- WHAT NEEDS TO BE DONE:
Output the material below unchanged, apart from leaving out the pictures.

- COLLECTED DATA:
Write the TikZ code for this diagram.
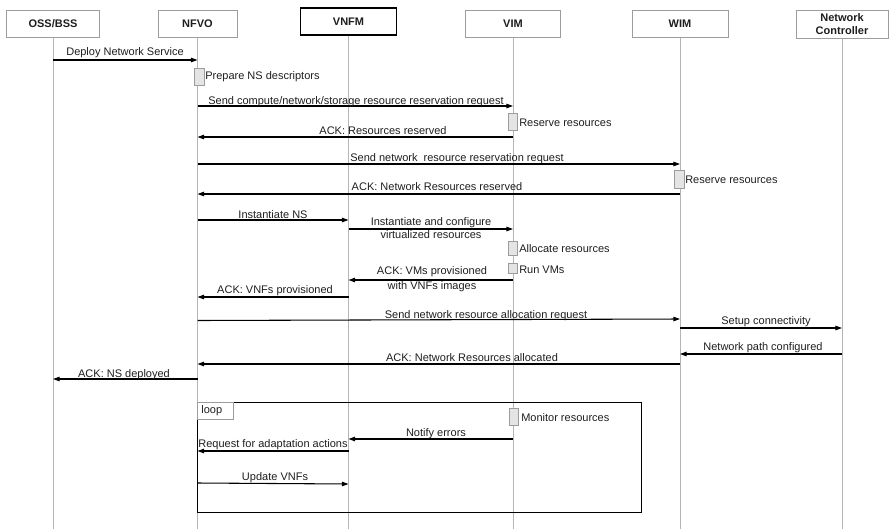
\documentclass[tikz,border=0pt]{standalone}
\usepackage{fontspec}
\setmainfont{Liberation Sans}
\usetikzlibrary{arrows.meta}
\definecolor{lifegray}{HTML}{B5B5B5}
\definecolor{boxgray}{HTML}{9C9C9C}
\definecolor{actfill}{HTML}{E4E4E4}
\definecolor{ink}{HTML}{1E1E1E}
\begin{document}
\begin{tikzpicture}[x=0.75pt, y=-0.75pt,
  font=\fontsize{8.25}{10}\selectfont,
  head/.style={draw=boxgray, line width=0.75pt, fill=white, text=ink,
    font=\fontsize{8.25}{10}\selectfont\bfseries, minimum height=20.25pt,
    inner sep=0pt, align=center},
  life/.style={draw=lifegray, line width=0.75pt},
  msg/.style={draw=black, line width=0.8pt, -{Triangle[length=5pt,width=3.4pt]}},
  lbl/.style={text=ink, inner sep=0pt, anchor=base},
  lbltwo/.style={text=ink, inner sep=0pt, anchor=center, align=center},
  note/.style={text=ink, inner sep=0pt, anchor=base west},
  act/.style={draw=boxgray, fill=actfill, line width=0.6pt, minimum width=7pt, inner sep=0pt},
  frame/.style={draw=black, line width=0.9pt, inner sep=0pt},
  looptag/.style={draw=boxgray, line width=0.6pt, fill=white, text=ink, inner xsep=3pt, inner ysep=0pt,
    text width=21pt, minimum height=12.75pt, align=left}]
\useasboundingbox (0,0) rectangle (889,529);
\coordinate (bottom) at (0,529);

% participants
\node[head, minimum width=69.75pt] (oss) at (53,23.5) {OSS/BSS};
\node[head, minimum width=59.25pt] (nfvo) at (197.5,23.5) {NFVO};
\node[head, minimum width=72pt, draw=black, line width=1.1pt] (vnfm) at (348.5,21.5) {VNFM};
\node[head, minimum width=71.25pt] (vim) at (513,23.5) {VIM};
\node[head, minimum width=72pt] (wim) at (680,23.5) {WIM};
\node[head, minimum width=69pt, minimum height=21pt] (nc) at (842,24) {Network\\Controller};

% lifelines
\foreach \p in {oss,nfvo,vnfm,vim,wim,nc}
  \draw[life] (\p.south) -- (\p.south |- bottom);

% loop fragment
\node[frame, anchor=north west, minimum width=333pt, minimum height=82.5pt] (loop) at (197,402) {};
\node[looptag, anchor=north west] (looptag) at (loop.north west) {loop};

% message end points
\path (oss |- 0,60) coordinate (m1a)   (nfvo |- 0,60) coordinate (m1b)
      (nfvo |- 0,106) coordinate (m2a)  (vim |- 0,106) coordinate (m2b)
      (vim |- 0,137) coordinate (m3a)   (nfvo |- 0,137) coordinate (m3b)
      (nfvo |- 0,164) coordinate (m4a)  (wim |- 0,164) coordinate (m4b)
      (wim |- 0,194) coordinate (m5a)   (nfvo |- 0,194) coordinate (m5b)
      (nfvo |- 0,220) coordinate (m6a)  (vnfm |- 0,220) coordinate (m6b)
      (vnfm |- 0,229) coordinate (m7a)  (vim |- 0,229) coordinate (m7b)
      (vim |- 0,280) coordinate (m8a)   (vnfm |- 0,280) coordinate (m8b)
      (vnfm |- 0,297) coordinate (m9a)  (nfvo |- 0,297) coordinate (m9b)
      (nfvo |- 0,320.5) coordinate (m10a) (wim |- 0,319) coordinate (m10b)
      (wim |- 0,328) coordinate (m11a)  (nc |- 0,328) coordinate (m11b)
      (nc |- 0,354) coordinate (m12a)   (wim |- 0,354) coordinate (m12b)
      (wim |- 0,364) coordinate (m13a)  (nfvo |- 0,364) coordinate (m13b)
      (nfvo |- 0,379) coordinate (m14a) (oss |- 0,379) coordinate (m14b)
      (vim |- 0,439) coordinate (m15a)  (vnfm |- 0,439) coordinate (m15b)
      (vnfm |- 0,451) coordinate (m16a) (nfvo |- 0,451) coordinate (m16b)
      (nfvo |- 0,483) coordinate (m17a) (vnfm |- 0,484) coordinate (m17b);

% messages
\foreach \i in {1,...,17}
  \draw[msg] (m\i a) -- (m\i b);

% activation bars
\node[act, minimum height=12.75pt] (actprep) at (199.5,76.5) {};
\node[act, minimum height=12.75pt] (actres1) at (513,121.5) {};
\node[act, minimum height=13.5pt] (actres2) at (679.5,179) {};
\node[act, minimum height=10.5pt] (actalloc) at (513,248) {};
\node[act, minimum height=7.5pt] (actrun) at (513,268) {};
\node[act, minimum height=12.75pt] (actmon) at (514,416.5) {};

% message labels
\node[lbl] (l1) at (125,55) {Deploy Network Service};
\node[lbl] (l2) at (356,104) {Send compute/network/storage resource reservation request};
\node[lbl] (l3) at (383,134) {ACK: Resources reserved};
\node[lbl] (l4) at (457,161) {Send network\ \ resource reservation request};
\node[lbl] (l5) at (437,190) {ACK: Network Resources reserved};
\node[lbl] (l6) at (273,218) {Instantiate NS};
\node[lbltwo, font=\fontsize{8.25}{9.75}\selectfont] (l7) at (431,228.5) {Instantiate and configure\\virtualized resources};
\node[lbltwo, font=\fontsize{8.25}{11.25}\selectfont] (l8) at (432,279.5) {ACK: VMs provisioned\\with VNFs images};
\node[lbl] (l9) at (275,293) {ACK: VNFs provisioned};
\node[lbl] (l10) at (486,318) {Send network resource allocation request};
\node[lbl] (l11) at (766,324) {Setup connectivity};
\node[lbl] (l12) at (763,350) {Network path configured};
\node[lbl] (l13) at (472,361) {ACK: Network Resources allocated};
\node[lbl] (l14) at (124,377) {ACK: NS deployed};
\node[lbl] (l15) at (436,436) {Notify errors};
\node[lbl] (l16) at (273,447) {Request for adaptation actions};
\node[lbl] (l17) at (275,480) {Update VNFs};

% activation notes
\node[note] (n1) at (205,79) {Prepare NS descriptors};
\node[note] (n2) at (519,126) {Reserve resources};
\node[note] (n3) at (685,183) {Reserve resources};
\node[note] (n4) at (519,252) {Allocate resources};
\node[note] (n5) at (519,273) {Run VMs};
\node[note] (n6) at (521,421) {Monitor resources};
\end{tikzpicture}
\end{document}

- CORRECT OUTPUT:
Write the TikZ code for this diagram.
\documentclass[tikz,border=0pt]{standalone}
\usepackage{fontspec}
\setmainfont{Liberation Sans}
\usetikzlibrary{arrows.meta}
\definecolor{lifegray}{HTML}{B5B5B5}
\definecolor{boxgray}{HTML}{9C9C9C}
\definecolor{actfill}{HTML}{E4E4E4}
\definecolor{ink}{HTML}{1E1E1E}
\begin{document}
\begin{tikzpicture}[x=0.75pt, y=-0.75pt,
  font=\fontsize{8.25}{10}\selectfont,
  head/.style={draw=boxgray, line width=0.75pt, fill=white, text=ink,
    font=\fontsize{8.25}{10}\selectfont\bfseries, minimum height=20.25pt,
    inner sep=0pt, align=center},
  life/.style={draw=lifegray, line width=0.75pt},
  msg/.style={draw=black, line width=0.8pt, -{Triangle[length=5pt,width=3.4pt]}},
  lbl/.style={text=ink, inner sep=0pt, anchor=base},
  lbltwo/.style={text=ink, inner sep=0pt, anchor=center, align=center},
  note/.style={text=ink, inner sep=0pt, anchor=base west},
  act/.style={draw=boxgray, fill=actfill, line width=0.6pt, minimum width=7pt, inner sep=0pt},
  frame/.style={draw=black, line width=0.9pt, inner sep=0pt},
  looptag/.style={draw=boxgray, line width=0.6pt, fill=white, text=ink, inner xsep=3pt, inner ysep=0pt,
    text width=21pt, minimum height=12.75pt, align=left}]
\useasboundingbox (0,0) rectangle (889,529);
\coordinate (bottom) at (0,529);

% participants
\node[head, minimum width=69.75pt] (oss) at (53,23.5) {OSS/BSS};
\node[head, minimum width=59.25pt] (nfvo) at (197.5,23.5) {NFVO};
\node[head, minimum width=72pt, draw=black, line width=1.1pt] (vnfm) at (348.5,21.5) {VNFM};
\node[head, minimum width=71.25pt] (vim) at (513,23.5) {VIM};
\node[head, minimum width=72pt] (wim) at (680,23.5) {WIM};
\node[head, minimum width=69pt, minimum height=21pt] (nc) at (842,24) {Network\\Controller};

% lifelines
\foreach \p in {oss,nfvo,vnfm,vim,wim,nc}
  \draw[life] (\p.south) -- (\p.south |- bottom);

% loop fragment
\node[frame, anchor=north west, minimum width=333pt, minimum height=82.5pt] (loop) at (197,402) {};
\node[looptag, anchor=north west] (looptag) at (loop.north west) {loop};

% message end points
\path (oss |- 0,60) coordinate (m1a)   (nfvo |- 0,60) coordinate (m1b)
      (nfvo |- 0,106) coordinate (m2a)  (vim |- 0,106) coordinate (m2b)
      (vim |- 0,137) coordinate (m3a)   (nfvo |- 0,137) coordinate (m3b)
      (nfvo |- 0,164) coordinate (m4a)  (wim |- 0,164) coordinate (m4b)
      (wim |- 0,194) coordinate (m5a)   (nfvo |- 0,194) coordinate (m5b)
      (nfvo |- 0,220) coordinate (m6a)  (vnfm |- 0,220) coordinate (m6b)
      (vnfm |- 0,229) coordinate (m7a)  (vim |- 0,229) coordinate (m7b)
      (vim |- 0,280) coordinate (m8a)   (vnfm |- 0,280) coordinate (m8b)
      (vnfm |- 0,297) coordinate (m9a)  (nfvo |- 0,297) coordinate (m9b)
      (nfvo |- 0,320.5) coordinate (m10a) (wim |- 0,319) coordinate (m10b)
      (wim |- 0,328) coordinate (m11a)  (nc |- 0,328) coordinate (m11b)
      (nc |- 0,354) coordinate (m12a)   (wim |- 0,354) coordinate (m12b)
      (wim |- 0,364) coordinate (m13a)  (nfvo |- 0,364) coordinate (m13b)
      (nfvo |- 0,379) coordinate (m14a) (oss |- 0,379) coordinate (m14b)
      (vim |- 0,439) coordinate (m15a)  (vnfm |- 0,439) coordinate (m15b)
      (vnfm |- 0,451) coordinate (m16a) (nfvo |- 0,451) coordinate (m16b)
      (nfvo |- 0,483) coordinate (m17a) (vnfm |- 0,484) coordinate (m17b);

% messages
\foreach \i in {1,...,17}
  \draw[msg] (m\i a) -- (m\i b);

% activation bars
\node[act, minimum height=12.75pt] (actprep) at (199.5,76.5) {};
\node[act, minimum height=12.75pt] (actres1) at (513,121.5) {};
\node[act, minimum height=13.5pt] (actres2) at (679.5,179) {};
\node[act, minimum height=10.5pt] (actalloc) at (513,248) {};
\node[act, minimum height=7.5pt] (actrun) at (513,268) {};
\node[act, minimum height=12.75pt] (actmon) at (514,416.5) {};

% message labels
\node[lbl] (l1) at (125,55) {Deploy Network Service};
\node[lbl] (l2) at (356,104) {Send compute/network/storage resource reservation request};
\node[lbl] (l3) at (383,134) {ACK: Resources reserved};
\node[lbl] (l4) at (457,161) {Send network\ \ resource reservation request};
\node[lbl] (l5) at (437,190) {ACK: Network Resources reserved};
\node[lbl] (l6) at (273,218) {Instantiate NS};
\node[lbltwo, font=\fontsize{8.25}{9.75}\selectfont] (l7) at (431,228.5) {Instantiate and configure\\virtualized resources};
\node[lbltwo, font=\fontsize{8.25}{11.25}\selectfont] (l8) at (432,279.5) {ACK: VMs provisioned\\with VNFs images};
\node[lbl] (l9) at (275,293) {ACK: VNFs provisioned};
\node[lbl] (l10) at (486,318) {Send network resource allocation request};
\node[lbl] (l11) at (766,324) {Setup connectivity};
\node[lbl] (l12) at (763,350) {Network path configured};
\node[lbl] (l13) at (472,361) {ACK: Network Resources allocated};
\node[lbl] (l14) at (124,377) {ACK: NS deployed};
\node[lbl] (l15) at (436,436) {Notify errors};
\node[lbl] (l16) at (273,447) {Request for adaptation actions};
\node[lbl] (l17) at (275,480) {Update VNFs};

% activation notes
\node[note] (n1) at (205,79) {Prepare NS descriptors};
\node[note] (n2) at (519,126) {Reserve resources};
\node[note] (n3) at (685,183) {Reserve resources};
\node[note] (n4) at (519,252) {Allocate resources};
\node[note] (n5) at (519,273) {Run VMs};
\node[note] (n6) at (521,421) {Monitor resources};
\end{tikzpicture}
\end{document}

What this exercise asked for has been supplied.